Performance matters most here — these are the tables users actually touch
Multi-engine access is rarely needed for aggregated metrics
Streaming inserts work with sub-second latency for real-time dashboards
Materialized views can further accelerate repeated dashboard queries (see BigQuery Materialized Views)

The Hybrid Advantage

The real power of this pattern is optionality. You’re not locked into a single table format across your entire platform.

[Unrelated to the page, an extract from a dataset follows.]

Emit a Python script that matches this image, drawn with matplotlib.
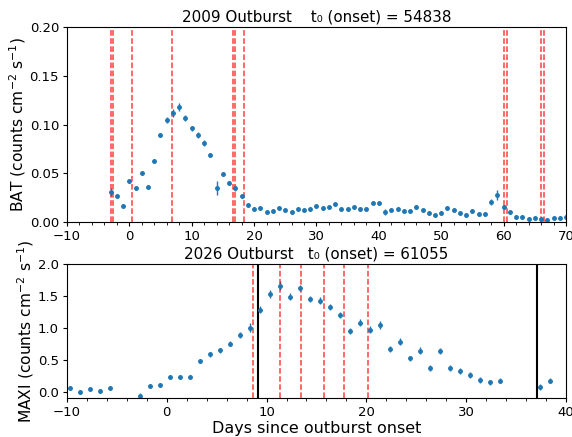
import numpy as np
import matplotlib
matplotlib.use("Agg")
import matplotlib.pyplot as plt
from matplotlib.ticker import AutoMinorLocator

# 2009 outburst, BAT daily rates (days since onset)
bat_t = np.arange(-3, 71)
bat_rate = [0.031, 0.027, 0.016, 0.042, 0.035, 0.050, 0.036, 0.063, 0.089, 0.105,
            0.112, 0.118, 0.107, 0.096, 0.089, 0.081, 0.069, 0.035, 0.049, 0.040,
            0.035, 0.027, 0.017, 0.013, 0.014, 0.010, 0.011, 0.014, 0.012, 0.010,
            0.013, 0.012, 0.013, 0.016, 0.014, 0.015, 0.018, 0.013, 0.013, 0.015,
            0.013, 0.013, 0.020, 0.019, 0.010, 0.012, 0.013, 0.011, 0.011, 0.015,
            0.012, 0.009, 0.007, 0.009, 0.014, 0.012, 0.009, 0.007, 0.011, 0.008,
            0.0085, 0.0205, 0.0274, 0.015, 0.010, 0.0055, 0.0048, 0.0034, 0.0044, 0.0034,
            0.002, 0.0041, 0.0038, 0.0055]
bat_err = [0.004, 0.002, 0.002, 0.002, 0.002, 0.002, 0.002, 0.002, 0.002, 0.003,
           0.004, 0.004, 0.003, 0.003, 0.003, 0.003, 0.002, 0.007, 0.002, 0.002,
           0.003, 0.002, 0.002, 0.002, 0.002, 0.002, 0.002, 0.002, 0.002, 0.002,
           0.002, 0.002, 0.002, 0.002, 0.002, 0.002, 0.002, 0.002, 0.002, 0.002,
           0.002, 0.002, 0.002, 0.002, 0.003, 0.002, 0.002, 0.002, 0.002, 0.002,
           0.002, 0.002, 0.002, 0.002, 0.002, 0.002, 0.002, 0.002, 0.002, 0.002,
           0.002, 0.003, 0.005, 0.002, 0.002, 0.002, 0.002, 0.002, 0.002, 0.002,
           0.002, 0.002, 0.002, 0.002]
bat_red = [-2.93, -2.69, 0.37, 6.78, 16.6, 16.9, 18.4, 60.1, 60.6, 66.0, 66.5]

# 2026 outburst, MAXI daily rates
maxi_t = [-9.65, -8.65, -7.65, -6.65, -5.65, -2.65, -1.65, -0.65, 0.35, 1.35,
          2.35, 3.35, 4.35, 5.35, 6.35, 7.35, 8.35, 9.35, 10.35, 11.35,
          12.35, 13.35, 14.35, 15.35, 16.35, 17.35, 18.35, 19.35, 20.35, 21.35,
          22.35, 23.35, 24.35, 25.35, 26.35, 27.35, 28.35, 29.35, 30.35, 31.35,
          32.35, 33.35, 37.35, 38.35]
maxi_rate = [0.053, 0.0, 0.042, 0.01, 0.063, -0.067, 0.094, 0.11, 0.235, 0.225,
             0.235, 0.476, 0.586, 0.649, 0.748, 0.889, 0.998, 1.285, 1.531, 1.661,
             1.489, 1.62, 1.448, 1.426, 1.323, 1.197, 0.951, 1.082, 0.972, 1.04,
             0.664, 0.784, 0.523, 0.643, 0.371, 0.633, 0.371, 0.324, 0.262, 0.183,
             0.147, 0.172, 0.074, 0.172]
maxi_err = [0.03, 0.03, 0.03, 0.03, 0.03, 0.05, 0.03, 0.03, 0.03, 0.03,
            0.03, 0.03, 0.04, 0.04, 0.04, 0.05, 0.07, 0.06, 0.06, 0.07,
            0.05, 0.05, 0.05, 0.05, 0.05, 0.05, 0.05, 0.05, 0.05, 0.06,
            0.05, 0.05, 0.04, 0.05, 0.04, 0.05, 0.04, 0.04, 0.04, 0.04,
            0.04, 0.04, 0.04, 0.04]
maxi_red = [8.63, 11.37, 13.5, 15.8, 17.8, 20.16]
maxi_black = [9.13, 37.14]

plt.rcParams['xtick.labelsize'] = 9.5
plt.rcParams['ytick.labelsize'] = 9.5
plt.rcParams['xtick.major.size'] = 3.2
plt.rcParams['ytick.major.size'] = 3.2
plt.rcParams['xtick.minor.size'] = 1.8
plt.rcParams['xtick.major.pad'] = 2.5
plt.rcParams['ytick.major.pad'] = 2.5

fig = plt.figure(figsize=(5.72, 4.37), dpi=100, facecolor="white")
ax1 = fig.add_axes([0.117, 0.492, 0.8725, 0.446])
ax2 = fig.add_axes([0.117, 0.089, 0.8725, 0.307])

ax1.errorbar(bat_t, bat_rate, yerr=bat_err, fmt='o', ms=2.5, color='tab:blue', elinewidth=1)
for xv in bat_red:
    ax1.axvline(xv, color='red', ls='--', lw=1.1, alpha=0.75)
ax1.set_xlim(-10, 70)
ax1.set_ylim(0, 0.2)
ax1.set_yticks([0.0, 0.05, 0.10, 0.15, 0.20])
ax1.xaxis.set_minor_locator(AutoMinorLocator(5))
ax1.set_ylabel("BAT (counts cm$^{-2}$ s$^{-1}$)", fontsize=11.2, labelpad=1)
ax1.set_title("2009 Outburst    t\u2080 (onset) = 54838", fontsize=10.9, pad=4)

ax2.errorbar(maxi_t, maxi_rate, yerr=maxi_err, fmt='o', ms=2.5, color='tab:blue', elinewidth=1)
for xv in maxi_red:
    ax2.axvline(xv, color='red', ls='--', lw=1.1, alpha=0.75)
for xv in maxi_black:
    ax2.axvline(xv, color='black', lw=1.5)
ax2.set_xlim(-10, 40)
ax2.set_ylim(-0.1, 2.0)
ax2.set_yticks([0.0, 0.5, 1.0, 1.5, 2.0])
ax2.xaxis.set_minor_locator(AutoMinorLocator(5))
ax2.set_ylabel("MAXI (counts cm$^{-2}$ s$^{-1}$)", fontsize=11.2, labelpad=1)
ax2.set_xlabel("Days since outburst onset", fontsize=11.5, labelpad=1.5)
ax2.set_title("2026 Outburst   t\u2080 (onset) = 61055", fontsize=10.9, pad=4)

plt.savefig("out.png", dpi=100)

Bronze (Iceberg): Any engine can write, any engine can read. You can add Spark processing later or migrate to another platform without re-exporting raw data.
Silver (Iceberg or native): Choose based on whether non-BigQuery engines need access.
Gold (native): Maximum query speed for the tables that drive business decisions.

This hybrid approach preserves flexibility in early pipeline stages while maximizing speed for the tables users interact with daily. The catalog layer ties it all together, providing a unified view across table types.

When Not to Use the Full Medallion Pattern

Not every dataset needs the full medallion treatment. Simple reporting tables can go directly from source to native BigQuery tables without intermediate Iceberg layers. The lakehouse pattern adds value for data that needs:

Multi-engine access at any stage
Long-term portability guarantees
Complex ingestion from streaming systems (Spark, Flink)
Regulatory separation between raw and transformed data

For data that only BigQuery will ever touch, a straightforward dbt project with native tables at every layer is simpler and performs better. Over-complicating the architecture is one of the most common mistakes in BigQuery data lake implementations. Match the complexity of your infrastructure to the complexity of your actual requirements.